Gaziantep, Şanlıurfa ve Mardin gibi sınır kentlerinde Suriyelilere karşı linç girişimleri yapıldı. İlk başlarda sınır kasabaları ve kentlerinde yapılan Suriyeli karşıtı gösteriler şimdi İstanbul, Ankara ve Türkiye’nin batısındaki pek çok şehre ulaşmış durumdadır. Yüzlerce Türk vatandaşı ellerinde bıçaklar ve sopalarla Suriyeli göçmenlere, mülklerine ve iş yerlerine saldırmıştır. Sağ görüşlü milliyetçi gruplar, bazı yerel çetelerle birlikte Suriyeli göçmenleri şehir sokaklarında avlamakta, ellerine geçirdikleri yerde feci halde hırpalamaktadırlar. Her gün benzeri korkunç olaylar Türkiye gazetelerinin sayfalarını doldurmaktadır. Burada üzücü olan, bu tür faşist çetelerle ilgisi olmayan milyonlarca sıradan Türkiye vatandaşının bu tür olaylara seyirci kalarak gün geçtikçe daha da zorlaşan ve umutsuz hale gelen koşullarda sağ kalmaya çalışan Suriyeli komşuları için koruma talebinde bulunmuyor olmalarıdır.

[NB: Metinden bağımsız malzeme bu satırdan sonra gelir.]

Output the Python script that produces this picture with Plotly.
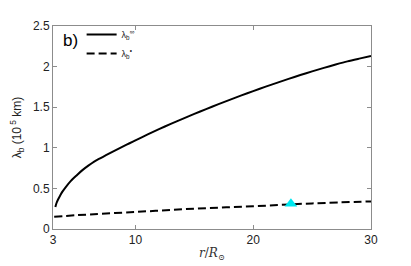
import plotly.graph_objects as go

# Data
r_inf = [3.2, 3.3, 3.45, 3.6, 3.8, 4.1, 4.5, 5.0, 5.5, 6.0, 6.5, 7.0, 7.5, 8.0, 8.5, 9.0, 9.5, 10, 11, 12, 13, 14,
         15, 16, 17, 18, 19, 20, 21, 22, 23, 24, 25, 26, 27, 28, 29, 30]
lam_inf = [0.27, 0.32, 0.37, 0.41, 0.46, 0.52, 0.59, 0.66, 0.725, 0.78, 0.83, 0.87, 0.909, 0.947, 0.984, 1.02,
           1.056, 1.092, 1.162, 1.23, 1.295, 1.357, 1.418, 1.477, 1.534, 1.59, 1.645, 1.698, 1.75, 1.80, 1.849,
           1.896, 1.941, 1.984, 2.025, 2.064, 2.098, 2.13]

r_dot = [3.1, 5, 10, 15, 20, 25, 30]
lam_dot = [0.15, 0.17, 0.21, 0.25, 0.28, 0.315, 0.34]

r_obs = [23.2]
lam_obs = [0.31]

x_ticks = [3, 10, 20, 30]
y_ticks = [0, 0.5, 1, 1.5, 2, 2.5]

fig = go.Figure()
fig.add_trace(go.Scatter(x=r_inf, y=lam_inf, mode="lines", line=dict(color="black", width=2, shape="spline", smoothing=0.8),
                         name="λ<sub>b</sub><sup>∞</sup>"))
fig.add_trace(go.Scatter(x=r_dot, y=lam_dot, mode="lines", line=dict(color="black", width=2, dash="8px,4px", shape="spline"),
                         name="λ<sub>b</sub><sup>•</sup>"))
fig.add_trace(go.Scatter(x=r_obs, y=lam_obs, mode="markers", marker=dict(symbol="triangle-up", color="#00e8f0", size=11),
                         showlegend=False))

axis_common = dict(showline=True, linecolor="#8c8c8c", linewidth=1, mirror="ticks", ticks="inside", ticklen=4,
                   tickcolor="#8c8c8c", showgrid=False, zeroline=False, automargin=False,
                   tickfont=dict(family="Liberation Sans, Arial, sans-serif", size=12, color="#222"))

# page body has an 8px margin, so the figure is sized to fit the 411x266 window
fig.update_layout(
    width=403, height=258,
    margin=dict(l=45, r=40, t=12, b=37),
    paper_bgcolor="white", plot_bgcolor="white",
    xaxis=dict(range=[3, 30], tickvals=x_ticks, ticktext=[str(v) for v in x_ticks],
               title=dict(text="<i>r</i>/<i>R</i><sub>⊙</sub>", standoff=2,
                          font=dict(family="DejaVu Serif, serif", size=12, color="#333")),
               **axis_common),
    yaxis=dict(range=[0, 2.5], tickvals=y_ticks,
               title=dict(text="λ<sub>b</sub> (10<sup> 5</sup> km)", standoff=12,
                          font=dict(family="Liberation Sans, Arial, sans-serif", size=12, color="#222")),
               **axis_common),
    legend=dict(x=0.09, y=1.03, xanchor="left", yanchor="top", bgcolor="rgba(0,0,0,0)",
                font=dict(family="Liberation Sans, Arial, sans-serif", size=9, color="#222"),
                tracegroupgap=0, itemwidth=30),
    annotations=[dict(text="b)", x=0.025, y=0.985, xref="paper", yref="paper", xanchor="left", yanchor="top",
                      showarrow=False, font=dict(family="Liberation Sans, Arial, sans-serif", size=17, color="black"))],
)

fig.write_html("out.html")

Türkiye’deki Suriyeli göçmenlerin statüsü de son derece ilginçtir. Kendileri resmi olarak “mülteci” değil “ziyaretçi” olarak nitelendirilmektedir. Bunun sebebi, 1951 BM Mülteciler Konvansiyonu’nda imzası bulunan Türkiye’nin “coğrafi sınırlandırma” gibi teknik bir kavramla bağlanmış durumda olması ve sadece Avrupalılara “mülteci” statüsü verebiliyor oluşudur. Mülteci statüsünün eksikliği nedeniyle Suriyeliler uluslararası konvansiyonların garanti ettiği dış yardımdan mahrum kalmaktadırlar. Türkiye’deki Suriyeli göçmenler Avrupa dışından olan ülkelerden gelen sığınmacılar ile de aynı şartlara sahip değiller. Birleşmiş Milletler Mülteciler Yüksek Komiserliği’ne kayıt yaptırarak üçüncü bir ülkeye sığınma talebinde bulunma şansları yok. Netice itibariyle belirsizlik içerisinde, suyu olmayan ve hastalıkların kol gezdiği aşırı kalabalık ve düşük standartlı “ziyaretçi” kamplarında yaşıyorlar.
Bu nedenlerden ötürü, ırkçılık tartışmaları Türkiye’deki Suriyeli göçmen akını nedeniyle önemli bir boyut kazanmış durumdadır. Yeni bir araştırmaya göre Türkiye vatandaşları arasında, hatta Türkiye’nin batısındaki en gelişmiş şehirlerde bile ağırlık taşıyor. Bir davaya net bir görüş olmaksızın tamamen tek yanlı bir taahhüt şeklinde bağlılık göstermek şeklinde açıklayabileceğimiz “kör yurtseverlik”, “ülkem ne yaparsa yapsın desteklerim” yönünde bir düşünceyle hayata geçmektedir. Araştırmaya katılanların %69’u ülkelerinin tarihinde utanılacak hiçbir şey bulunmadığını söylediler. Bütün bunlar eli silahlı milliyetçilerin Kürt düşmanlarını kurşun yağmuruna tuttuğu bir televizyon dizisi ve sinema filmi olarak ekranlara taşınan “Kurtlar Vadisi” isimli yapımın tüm zamanların izlenme rekorları kırmasını açıklamaya yetmektedir. Türkiye’nin meclis sözcüsü Bülent Arıç bile Kurtlar Vadisi’ni “kesinlikle olağanüstü” olarak nitelendirmişti.
Not(1): Pittard Race and History adlı kitabını 1926 yılında yazmıştır. Kitabında ırk ve sosyal davranış arasında kesin bir ilişki olduğunu insan kafatasları ve beyinlerini inceleyen bir araştırmaya dayanarak ve farklı ırksal grupları entelektüel kapasitelerine göre sınıflandırarak öne sürmektedir
Not(2): “Türkiye’de ve Dünya’da Milliyetçilik” başlıklı rapor milliyetçilik, yurttaşlık ve milli kimlik gibi konular üzerinde çalışan International Social Survey Program’ın bir parçası olarak gerçekleştirilmiştir. Çalışma örgütü 64 ilde 1,666 yetişkin ile yüz-yüze görüşme yöntemini kullanarak röportajlar yapmış ve araştırmayı 2014 Mart ayında tamamlamıştır.